The term mandate, Downie says, is meeting resistance before the rules are actually understood.
She says the goal of the plan needs to be spelled out, with its path and the individual’s options made clear.
“We could do harm to our public health ability to respond to infectious diseases through vaccines,” she says, “it’s not just COVID, vaccines are a huge component of public health.”
“If you use this very blunt instrument of ‘vaccine mandate’ without good explanation and education, people may come to distrust vaccines writ large,” says Downie.
Returning UdeM student Pierre Duguay-Boudreau tells Global News the university’s plan sounds good to him.
“In my circle of friends, it was a popular decision,” he says.
“Personally, I felt that was as well.

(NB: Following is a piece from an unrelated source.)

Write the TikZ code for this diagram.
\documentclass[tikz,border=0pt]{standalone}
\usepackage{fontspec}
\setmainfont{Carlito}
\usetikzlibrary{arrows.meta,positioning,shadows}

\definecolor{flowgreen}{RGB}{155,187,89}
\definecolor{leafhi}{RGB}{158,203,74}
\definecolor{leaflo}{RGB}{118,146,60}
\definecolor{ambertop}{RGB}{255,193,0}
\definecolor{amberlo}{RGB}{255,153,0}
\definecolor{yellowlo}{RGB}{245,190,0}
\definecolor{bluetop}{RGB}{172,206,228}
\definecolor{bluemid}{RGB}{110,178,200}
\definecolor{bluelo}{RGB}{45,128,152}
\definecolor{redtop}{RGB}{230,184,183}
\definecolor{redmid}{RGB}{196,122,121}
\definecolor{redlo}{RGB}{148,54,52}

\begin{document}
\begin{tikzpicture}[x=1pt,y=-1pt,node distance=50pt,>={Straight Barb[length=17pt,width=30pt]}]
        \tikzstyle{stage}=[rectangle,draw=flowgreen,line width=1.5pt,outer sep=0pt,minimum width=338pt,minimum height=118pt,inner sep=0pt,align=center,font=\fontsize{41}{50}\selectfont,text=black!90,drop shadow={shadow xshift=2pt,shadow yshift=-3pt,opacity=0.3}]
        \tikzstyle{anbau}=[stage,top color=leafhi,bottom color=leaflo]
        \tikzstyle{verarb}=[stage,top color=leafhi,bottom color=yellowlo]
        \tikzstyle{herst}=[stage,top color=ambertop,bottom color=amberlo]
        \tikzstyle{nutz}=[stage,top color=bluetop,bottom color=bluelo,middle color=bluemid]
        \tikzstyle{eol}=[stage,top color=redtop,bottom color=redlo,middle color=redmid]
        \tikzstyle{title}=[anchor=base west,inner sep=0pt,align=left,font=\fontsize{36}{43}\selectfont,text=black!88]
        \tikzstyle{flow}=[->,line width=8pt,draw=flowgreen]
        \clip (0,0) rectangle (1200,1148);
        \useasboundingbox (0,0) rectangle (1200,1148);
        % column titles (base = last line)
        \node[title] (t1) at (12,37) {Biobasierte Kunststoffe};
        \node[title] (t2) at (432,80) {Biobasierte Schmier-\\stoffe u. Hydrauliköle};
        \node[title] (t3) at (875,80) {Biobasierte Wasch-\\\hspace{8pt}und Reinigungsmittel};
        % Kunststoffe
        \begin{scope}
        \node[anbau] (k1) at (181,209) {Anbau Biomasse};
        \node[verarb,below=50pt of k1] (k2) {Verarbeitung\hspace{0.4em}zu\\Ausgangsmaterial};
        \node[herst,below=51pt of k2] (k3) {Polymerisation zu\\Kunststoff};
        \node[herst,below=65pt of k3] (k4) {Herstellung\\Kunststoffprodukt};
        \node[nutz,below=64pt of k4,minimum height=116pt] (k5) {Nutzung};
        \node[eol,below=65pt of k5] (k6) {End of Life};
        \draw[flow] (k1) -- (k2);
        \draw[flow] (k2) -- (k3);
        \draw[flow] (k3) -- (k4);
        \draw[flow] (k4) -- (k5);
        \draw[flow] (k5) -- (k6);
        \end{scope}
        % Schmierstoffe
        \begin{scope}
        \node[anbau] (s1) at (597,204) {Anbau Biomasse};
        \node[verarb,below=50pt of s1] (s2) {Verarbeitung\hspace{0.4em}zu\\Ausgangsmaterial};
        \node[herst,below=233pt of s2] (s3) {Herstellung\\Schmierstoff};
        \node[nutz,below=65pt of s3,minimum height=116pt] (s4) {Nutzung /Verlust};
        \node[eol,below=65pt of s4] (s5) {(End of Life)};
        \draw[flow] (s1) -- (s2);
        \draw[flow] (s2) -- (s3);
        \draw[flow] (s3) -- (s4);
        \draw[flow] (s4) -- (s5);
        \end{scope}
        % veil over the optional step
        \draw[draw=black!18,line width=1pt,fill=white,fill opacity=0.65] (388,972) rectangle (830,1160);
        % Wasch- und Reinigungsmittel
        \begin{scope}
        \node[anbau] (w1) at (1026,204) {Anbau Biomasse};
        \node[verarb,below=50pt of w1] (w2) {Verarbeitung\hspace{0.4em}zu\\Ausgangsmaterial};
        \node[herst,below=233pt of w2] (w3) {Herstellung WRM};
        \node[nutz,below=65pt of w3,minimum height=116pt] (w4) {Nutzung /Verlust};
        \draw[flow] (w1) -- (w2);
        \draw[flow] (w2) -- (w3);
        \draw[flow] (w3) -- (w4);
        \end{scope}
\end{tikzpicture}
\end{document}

I haven’t heard many complaints so far.”
Duguay-Boudreau has both his shots and is looking forward to being back on campus after a year mostly spent behind the screen.
“I’m excited about this year,” he says.
“There’s going to be two full groups, first years and second years, who will get their first year on campus.”
He says he’s looking forward to returning to the campus bar.
“That’s where most of my student loans went.”
UdeM’s plan has a month-long grace period, kicking in October 15.
Professor Downie says it’s important for these institutions to get the plans in place sooner rather than later, lest the communities get hit hard by the anticipated fourth wave of the virus this fall.
“Let’s not have universities and colleges contributing in a really negative way to the size of that fourth wave,” she says.